Selama Marsch memimpin di 14 pertandingan, Passes Per Defensive Action (PPDA) mereka ada di angka 9,4. Di Bundesliga, jumlah ini terendah kedua setelah Koeln. Ya, PPDA yang minim merepresentasikan tingginya intensitas tim dalam melakukan pressing. Nah, Leeds-nya Bielsa juga sama. Sejauh ini mereka mencatatkan PPDA 9,7 atau yang terendah di antara kontestan Premier League lainnya.

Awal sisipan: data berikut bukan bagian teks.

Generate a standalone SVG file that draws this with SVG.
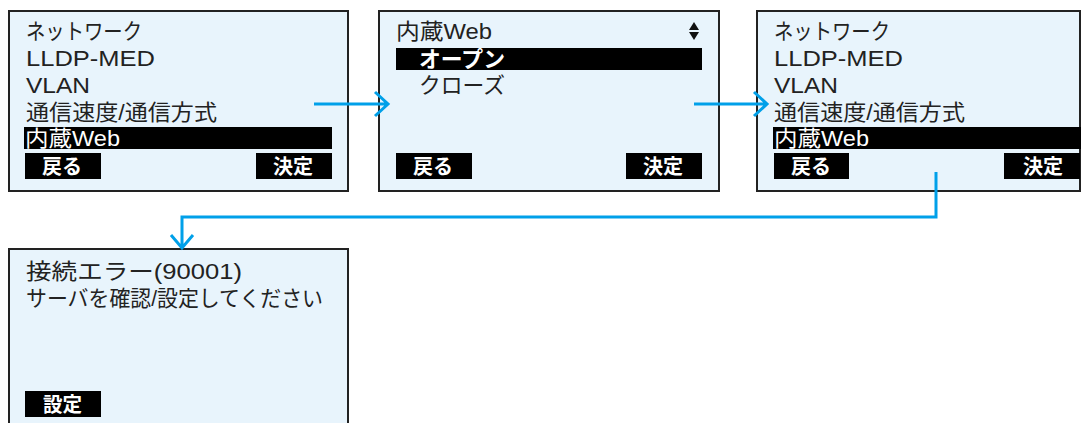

Kendati begitu, gaya pressing berpotensi memunculkan risiko. Sekali saja luput, pemain lawan akan dengan mudah memanfaatkan ruang kosong. Itulah problem Leeds sekarang. Sudah 60 kali gawang mereka bobol—terbanyak di liga. Bahkan, 20 gol di antaranya tercipta di lima pertandingan terakhir.

Kekalahan 0-4 dari Tottenham menunjukkan kelemahan man-marking yang Bielsa terapkan. Penjagaan satu vs satu membuat pemain rentan untuk keluar dari areanya. Terdapat momen ketika Luke Ayling, yang mengisi full-back kanan, menguntit Son Heung-Min hingga ke area Tottenham. Di waktu yang bersamaan, Dejan Kulusevski juga menarik Junior Firpo ke tengah. Dengan begitu, tercipta celah di sisi kiri pertahanan Leeds.


Marsch jelas tak akan mengubah Leeds menjadi tim defensif. Namun, dia bisa membenahi lini pertahanan mereka yang jeleknya minta ampun. Berbeda dengan Bielsa yang menerapkan man-marking, Marsch cenderung berorientasi kepada bola.

Para pemainnya dituntut untuk bergerak ke arah bola bergulir. Pressing ini bersifat masif demi mempersempit ruang gerak pemain lawan. Semakin banyak pemainnya yang menekan, semakin besar pula peluang untuk merebut ball possession.

Kendati begitu, gaya bertahan semacam ini tetap saja bercelah. Bakal riskan menghadapi pemain lawan yang jago dribel. Mereka bisa dengan mudah untuk mengeliminasi penjagaan lebih dari satu pemain dan itu akan membuat repot barisan belakang.

***

Well, secara matematis, keputusan Leeds menunjuk Marsch adalah langkah tepat. Dialah figur yang pas untuk mewarisi filosofi dan skuad yang dibangun Bielsa sejak empat tahun lalu. Namun, yang perlu diingat, Premier League bukanlah tempat yang menyenangkan buat manajer asal AS. Bob Bradley sang pionir, hanya bertahan tujuh pertandingan bersama Swansea di musim 2016/17. Disusul David Wagner yang membawa Huddersfield promosi ke Premier Leaague pada edisi 2017/18 dan dilepas satu setengah musim kemudian.